Hannam is building, from scratch, a 16-foot Gar Wood Speedster from original plans. Seven of the eight that were built in the early 1950s in the Thousand Islands region of New York have been restored to show quality. "They were outrageously fast and notorious for becoming dangerously unstable at high speed," he says. "I'll install a 240-hp engine with a turbocharger to increase horsepower to 290 and give me a real hard-knuckle ride at 60-plus mph." He also has refinished an old 16-foot flat-bottom rowboat for Smith and installed a 20-hp outboard for her to tool around in (when she isn't building birdhouses at a space near the stove).
Last winter the yard was busy with a number of projects, such as a new mahogany transom on one powerboat and major maintenance and ongoing restoration on a unique centerboard sailboat named Moccasin (designed by the late Phil Bolger, a kind of mad scientist of yacht designers). Hannam removed and installed 3,000 bronze screws in one bottom-refastening project that required thousands more steps, including drilling, bedding and plugging with bungs. Other projects included the sistering and/or replacement of broken oak frames, rebuilding and fiberglassing over cockpits and decks, replacing rotten planks, and hull refinishing with roller and brush by Ed "Sandman" Parker.
Another painter and sander is lithe Lawrence "Shorty" Franklin, an all-around hand who also works on bottoms and power-washes boats. He has worked at Sarles for more than 30 years and is cherished as a resident character.

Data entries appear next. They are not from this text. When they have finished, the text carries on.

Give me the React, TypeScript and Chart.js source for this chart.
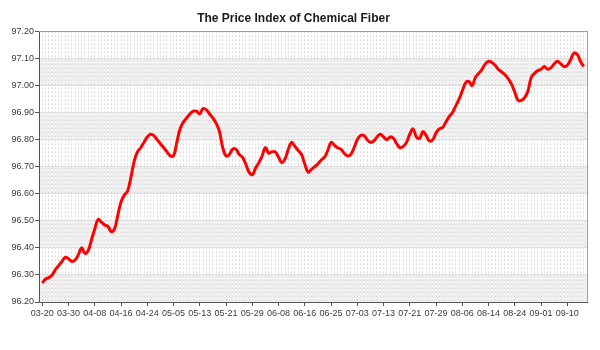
import { useEffect, useRef } from 'react';
import { Chart, registerables } from 'chart.js';

Chart.register(...registerables);

const TITLE = 'The Price Index of Chemical Fiber';

// x-axis labels, one every LABEL_EVERY observations
const tickLabels = [
  '03-20', '03-30', '04-08', '04-16', '04-24', '05-05', '05-13', '05-21', '05-29', '06-08', '06-16',
  '06-25', '07-03', '07-13', '07-21', '07-29', '08-06', '08-14', '08-24', '09-01', '09-10',
];
const LABEL_EVERY = 8;

// y axis range
const yMin = 96.2;
const yMax = 97.2;
const yStep = 0.1;

const values = [
  96.27, 96.285, 96.29, 96.3, 96.32, 96.335, 96.35, 96.365, 96.36, 96.35,
  96.355, 96.375, 96.4, 96.38, 96.39, 96.43, 96.47, 96.505, 96.495, 96.485,
  96.48, 96.46, 96.47, 96.52, 96.57, 96.595, 96.61, 96.66, 96.72, 96.755,
  96.77, 96.79, 96.81, 96.82, 96.815, 96.8, 96.785, 96.77, 96.755, 96.74,
  96.74, 96.79, 96.84, 96.865, 96.88, 96.895, 96.905, 96.905, 96.895, 96.915,
  96.91, 96.895, 96.88, 96.86, 96.83, 96.77, 96.74, 96.745, 96.765, 96.765,
  96.745, 96.735, 96.71, 96.68, 96.67, 96.695, 96.715, 96.74, 96.77, 96.75,
  96.755, 96.755, 96.735, 96.715, 96.73, 96.765, 96.79, 96.775, 96.76, 96.745,
  96.71, 96.68, 96.69, 96.7, 96.71, 96.725, 96.735, 96.76, 96.79, 96.78,
  96.77, 96.765, 96.75, 96.74, 96.745, 96.77, 96.8, 96.815, 96.815, 96.8,
  96.79, 96.795, 96.81, 96.82, 96.81, 96.8, 96.81, 96.805, 96.785, 96.77,
  96.775, 96.79, 96.82, 96.84, 96.81, 96.805, 96.83, 96.815, 96.795, 96.8,
  96.825, 96.84, 96.845, 96.865, 96.885, 96.9, 96.925, 96.95, 96.98, 97.01,
  97.015, 97.0, 97.03, 97.045, 97.06, 97.08, 97.09, 97.085, 97.075, 97.06,
  97.05, 97.04, 97.025, 97.005, 96.975, 96.945, 96.945, 96.955, 96.98, 97.03,
  97.045, 97.055, 97.06, 97.07, 97.06, 97.065, 97.08, 97.09, 97.08, 97.07,
  97.075, 97.095, 97.12, 97.115, 97.09, 97.07,
];

const FONT = "'Liberation Sans', Arial, sans-serif";

const isLabelIndex = (v: number) =>
  v >= 0 && v % LABEL_EVERY === 0 && v / LABEL_EVERY < tickLabels.length;

// same pixel alignment Chart.js uses for 1px grid lines
const align = (p: number) => Math.round(p - 0.5) + 0.5;

const bandsPlugin = {
  id: 'bands',
  beforeDraw(chart: any) {
    const { ctx, chartArea, scales } = chart;
    const y = scales.y;
    const x = scales.x;
    const { left, right } = chartArea;
    ctx.save();
    ctx.fillStyle = '#ffffff';
    ctx.fillRect(0, 0, chart.width, chart.height);
    const t = y.ticks;
    for (let i = 0; i < t.length - 1; i++) {
      if (i % 2 !== 0) continue;
      const y1 = y.getPixelForValue(t[i].value);
      const y2 = y.getPixelForValue(t[i + 1].value);
      ctx.fillStyle = '#efefef';
      ctx.fillRect(left, y2, right - left, y1 - y2);
      // white under-stroke so the dashed grid shows white gaps on the band
      ctx.strokeStyle = '#ffffff';
      ctx.lineWidth = 1;
      ctx.beginPath();
      for (const tk of x.ticks) {
        const px = align(x.getPixelForValue(tk.value));
        if (px <= left + 1 || px >= right - 1) continue;
        ctx.moveTo(px, y2);
        ctx.lineTo(px, y1);
      }
      ctx.stroke();
    }
    ctx.restore();
  },
  beforeDatasetsDraw(chart: any) {
    const { ctx, chartArea } = chart;
    const { left, right, top, bottom } = chartArea;
    ctx.save();
    ctx.strokeStyle = '#a0a0a0';
    ctx.lineWidth = 1;
    ctx.beginPath();
    ctx.moveTo(left, align(top));
    ctx.lineTo(align(right), align(top));
    ctx.lineTo(align(right), bottom);
    ctx.stroke();
    ctx.restore();
  },
};

export default function App() {
  const ref = useRef<HTMLCanvasElement>(null);
  useEffect(() => {
    if (!ref.current) return;
    const chart = new Chart(ref.current, {
      type: 'line',
      data: {
        datasets: [
          {
            label: 'Price Index',
            data: values.map((v, i) => ({ x: i, y: v })),
            borderColor: '#ff0000',
            borderWidth: 3,
            pointRadius: 0,
            tension: 0.4,
            fill: false,
          },
        ],
      },
      options: {
        animation: false,
        responsive: true,
        maintainAspectRatio: false,
        layout: { padding: { top: 0, right: 13, bottom: 0, left: 0 } },
        plugins: {
          legend: { display: false },
          tooltip: { enabled: false },
          title: {
            display: true,
            text: TITLE,
            color: '#1a1a1a',
            font: { family: FONT, size: 12, weight: 'bold' },
            padding: { top: 11, bottom: 6 },
          },
        },
        scales: {
          x: {
            type: 'linear',
            min: -1,
            max: values.length,
            afterFit: (s: any) => {
              s.height = 48;
            },
            ticks: {
              stepSize: 1,
              autoSkip: false,
              maxRotation: 0,
              minRotation: 0,
              padding: 2,
              color: '#3a3a3a',
              font: { family: FONT, size: 9 },
              callback: (v: any) => (isLabelIndex(v) ? tickLabels[v / LABEL_EVERY] : ''),
            },
            grid: {
              color: '#d9d9d9',
              lineWidth: 1,
              tickLength: 4,
              tickColor: (ctx: any) =>
                ctx.tick && isLabelIndex(ctx.tick.value) ? '#555' : 'rgba(0,0,0,0)',
            },
            border: { display: true, color: '#555', width: 1, dash: [2, 2] },
          },
          y: {
            min: yMin,
            max: yMax,
            afterFit: (s: any) => {
              s.width = 39;
            },
            ticks: {
              stepSize: yStep,
              padding: 1,
              color: '#3a3a3a',
              font: { family: FONT, size: 9 },
              callback: (v: any) => Number(v).toFixed(2),
            },
            grid: {
              color: '#dedede',
              lineWidth: 1,
              tickLength: 4,
              tickColor: '#555',
            },
            border: { display: true, color: '#555', width: 1 },
          },
        },
      },
      plugins: [bandsPlugin],
    });
    return () => chart.destroy();
  }, []);
  return (
    <div style={{ position: 'fixed', left: 0, top: 0, width: 600, height: 350, background: '#fff' }}>
      <canvas ref={ref} />
    </div>
  );
}
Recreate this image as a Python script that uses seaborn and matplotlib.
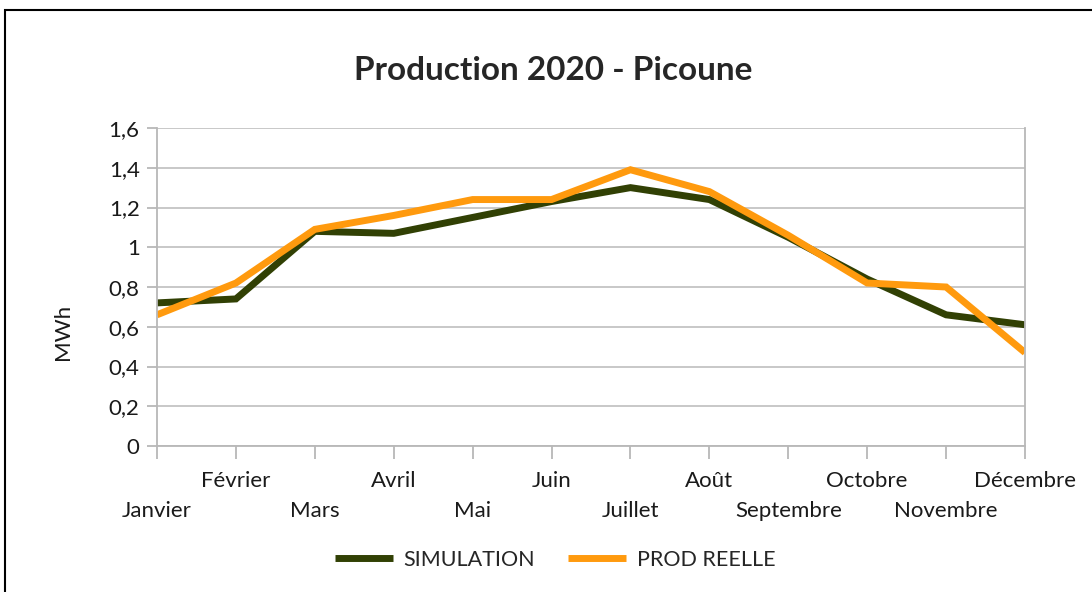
import pandas as pd
import matplotlib.pyplot as plt
import seaborn as sns
from matplotlib.patches import Rectangle

mois = ["Janvier", "Février", "Mars", "Avril", "Mai", "Juin", "Juillet",
        "Août", "Septembre", "Octobre", "Novembre", "Décembre"]
simulation = [0.72, 0.74, 1.08, 1.07, 1.15, 1.23, 1.30, 1.24, 1.05, 0.84, 0.66, 0.61]
prod_reelle = [0.66, 0.82, 1.09, 1.16, 1.24, 1.24, 1.39, 1.28, 1.06, 0.82, 0.80, 0.47]
series = ["SIMULATION", "PROD REELLE"]
couleurs = {"SIMULATION": "#314004", "PROD REELLE": "#ff9a0e"}

df = pd.DataFrame({
    "idx": list(range(len(mois))) * 2,
    "valeur": simulation + prod_reelle,
    "serie": [series[0]] * len(mois) + [series[1]] * len(mois),
})

sns.set_style("white")
plt.rcParams["font.family"] = ["Lato", "DejaVu Sans"]

fig = plt.figure(figsize=(10.92, 5.92), dpi=100)
ax = fig.add_axes([157 / 1092, 1 - 446 / 592, 868 / 1092, 318 / 592])

sns.lineplot(data=df, x="idx", y="valeur", hue="serie", palette=couleurs,
             linewidth=5, ax=ax, legend=False, sort=False)
for ln in ax.lines:
    ln.set_solid_capstyle("butt")
    ln.set_solid_joinstyle("miter")

ax.set_xlim(0, len(mois) - 1)
ax.set_ylim(0, 1.6)
ax.set_yticks([0, 0.2, 0.4, 0.6, 0.8, 1.0, 1.2, 1.4, 1.6])
ax.set_yticklabels([f"{v:g}".replace(".", ",") for v in ax.get_yticks()],
                   fontsize=16, color="#1a1a1a")

# libellés en quinconce : mois pairs en bas (majeurs), impairs en haut (mineurs)
idx_bas = list(range(0, len(mois), 2))
idx_haut = list(range(1, len(mois), 2))
ax.set_xticks(idx_bas)
ax.set_xticklabels([mois[i] for i in idx_bas], fontsize=16, color="#1a1a1a")
ax.set_xticks(idx_haut, minor=True)
ax.set_xticklabels([mois[i] for i in idx_haut], minor=True, fontsize=16, color="#1a1a1a")

ax.grid(axis="y", color="#c4c4c4", linewidth=1.3)
ax.set_axisbelow(True)
for side in ["left", "bottom", "right"]:
    ax.spines[side].set_color("#b8b8b8")
    ax.spines[side].set_linewidth(1.3)
ax.spines["top"].set_visible(False)
ax.tick_params(axis="x", which="major", length=9.5, width=1.3, color="#b8b8b8",
               pad=30, direction="out")
ax.tick_params(axis="x", which="minor", length=9.5, width=1.3, color="#b8b8b8",
               pad=8.5, direction="out")
ax.tick_params(axis="y", length=7.5, width=1.3, color="#b8b8b8", pad=5, direction="out")
ax.xaxis.set_ticks_position("bottom")
ax.yaxis.set_ticks_position("left")

ax.set_xlabel("")
ax.set_ylabel("MWh", fontsize=16, color="#1a1a1a")
ax.yaxis.set_label_coords(-0.097, 0.36)

fig.text(553 / 1092, 1 - 70 / 592, "Production 2020 - Picoune",
         ha="center", va="center", fontsize=24, fontweight="bold")

handles = [plt.Line2D([], [], color=couleurs[s], linewidth=5, solid_capstyle="butt")
           for s in series]
fig.legend(handles, series, loc="center", bbox_to_anchor=(555 / 1092, 1 - 560 / 592),
           ncol=2, frameon=False, fontsize=15.5, handlelength=2.7, columnspacing=1.5,
           handletextpad=0.5)

fig.patches.append(Rectangle((5 / 1092, -0.1), 1.2, 1.1 - 10 / 592,
                             transform=fig.transFigure, fill=False,
                             edgecolor="black", linewidth=1.5, clip_on=False))

fig.savefig("out.png", dpi=100)
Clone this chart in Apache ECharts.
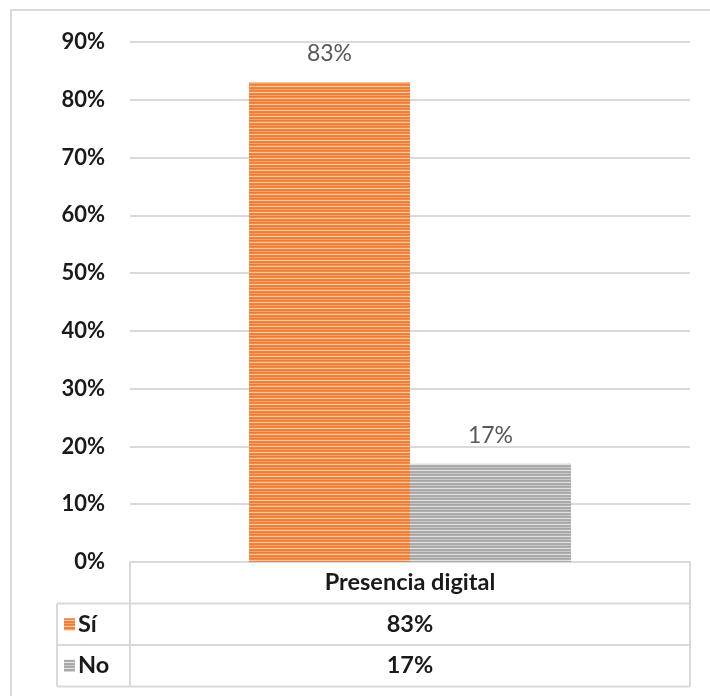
<!DOCTYPE html>
<html>
<head>
<meta charset="utf-8">
<style>
  html, body { margin: 0; padding: 0; background: #fff; }
  #chart { width: 710px; height: 696px; }
</style>
<script src="https://cdn.jsdelivr.net/npm/echarts@6/dist/echarts.min.js"></script>
</head>
<body>
<div id="chart"></div>
<script>
// Chart data
const categories = ['Presencia digital'];
const seriesNames = ['Sí', 'No'];
const siValues = [83];
const noValues = [17];
const yTicks = [0, 10, 20, 30, 40, 50, 60, 70, 80, 90];

// Layout constants
const GRID_LEFT = 130, GRID_RIGHT = 690, GRID_TOP = 42, GRID_BOTTOM = 562;
const ROW_H = 41.5;
const TABLE_LEFT = 57;
const FONT = 'Lato, "Open Sans", sans-serif';
const AXIS_SIZE = 22;
const TABLE_SIZE = 23.5;

// Horizontal striped fill like a "narrow horizontal" pattern
function stripes(colors) {
  const c = document.createElement('canvas');
  c.width = 4; c.height = colors.length;
  const ctx = c.getContext('2d');
  colors.forEach((col, i) => { ctx.fillStyle = col; ctx.fillRect(0, i, 4, 1); });
  return { image: c, repeat: 'repeat' };
}
const orangeFill = stripes(['#ED7D31', '#F08A45', '#F9C9A6', '#EF8440', '#ED7D31', '#F4A46F']);
const grayFill = stripes(['#A5A5A5', '#B0B0B0', '#E2E2E2', '#ABABAB', '#A8A8A8', '#CACACA']);

const chart = echarts.init(document.getElementById('chart'), null, { renderer: 'canvas' });

const lineStyle = { stroke: '#D9D9D9', lineWidth: 2 };
const tableGraphics = [];
function hline(x1, x2, y) {
  tableGraphics.push({ type: 'line', shape: { x1, y1: y, x2, y2: y }, style: lineStyle, silent: true });
}
function vline(x, y1, y2) {
  tableGraphics.push({ type: 'line', shape: { x1: x, y1, x2: x, y2 }, style: lineStyle, silent: true });
}
const rowY = [GRID_BOTTOM, GRID_BOTTOM + ROW_H, GRID_BOTTOM + 2 * ROW_H, GRID_BOTTOM + 3 * ROW_H];
// outer chart border
tableGraphics.push({ type: 'rect', shape: { x: 11, y: 10, width: 720, height: 720 }, style: { fill: 'none', stroke: '#D9D9D9', lineWidth: 2 }, silent: true });
hline(GRID_LEFT, GRID_RIGHT, rowY[0]);
hline(TABLE_LEFT, GRID_RIGHT, rowY[1]);
hline(TABLE_LEFT, GRID_RIGHT, rowY[2]);
hline(TABLE_LEFT, GRID_RIGHT, rowY[3]);
vline(GRID_LEFT, rowY[0], rowY[3]);
vline(GRID_RIGHT, rowY[0], rowY[3]);
vline(TABLE_LEFT, rowY[1], rowY[3]);

const centerX = (GRID_LEFT + GRID_RIGHT) / 2;
const textStyle = (text, x, y, align) => ({
  type: 'text', x, y, silent: true,
  style: { text, font: 'bold ' + TABLE_SIZE + 'px ' + FONT, fill: '#1A1A1A', align: align || 'center', verticalAlign: 'middle' }
});
tableGraphics.push(textStyle(categories[0], centerX, (rowY[0] + rowY[1]) / 2));
const rowsData = [siValues, noValues];
const fills = [orangeFill, grayFill];
seriesNames.forEach((name, i) => {
  const yMid = (rowY[i + 1] + rowY[i + 2]) / 2;
  tableGraphics.push({ type: 'rect', shape: { x: 64, y: yMid - 6, width: 11, height: 12 }, style: { fill: fills[i] }, silent: true });
  tableGraphics.push(textStyle(name, 78, yMid, 'left'));
  tableGraphics.push(textStyle(rowsData[i][0] + '%', centerX, yMid));
});

const labelCfg = { show: true, position: 'top', distance: 17, formatter: '{c}%', fontFamily: FONT, fontSize: 23, color: '#595959' };

chart.setOption({
  animation: false,
  grid: { left: GRID_LEFT, right: 710 - GRID_RIGHT, top: GRID_TOP, bottom: 696 - GRID_BOTTOM, containLabel: false },
  xAxis: {
    type: 'category',
    data: categories,
    axisLine: { show: true, lineStyle: { color: '#D9D9D9', width: 2 } },
    axisTick: { show: false },
    axisLabel: { show: false }
  },
  yAxis: {
    type: 'value',
    min: yTicks[0],
    max: yTicks[yTicks.length - 1],
    interval: 10,
    axisLine: { show: false },
    axisTick: { show: false },
    splitLine: { lineStyle: { color: '#D9D9D9', width: 2 } },
    axisLabel: { formatter: '{value}%', margin: 25, fontFamily: FONT, fontWeight: 'bold', fontSize: AXIS_SIZE, color: '#1A1A1A' }
  },
  series: [
    {
      name: seriesNames[0], type: 'bar', data: siValues,
      barGap: '0%', barCategoryGap: '42.5%',
      itemStyle: { color: orangeFill },
      label: labelCfg
    },
    {
      name: seriesNames[1], type: 'bar', data: noValues,
      barGap: '0%', barCategoryGap: '42.5%',
      itemStyle: { color: grayFill },
      label: labelCfg
    }
  ],
  graphic: tableGraphics
});
</script>
</body>
</html>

Standing just 2 inches above 5 feet, he can squeeze into confined interiors that others can't reach. He is one of two employees; the rest are contract workers.
I have called on Shorty to work after-hours in my aft quarter-berth areas, which I can't reach. He happily takes on such assignments as long as he gets a few cold Miller Genuine Drafts. Here's to you, Shorty.
Jack Sherwood is writer at large for Soundings.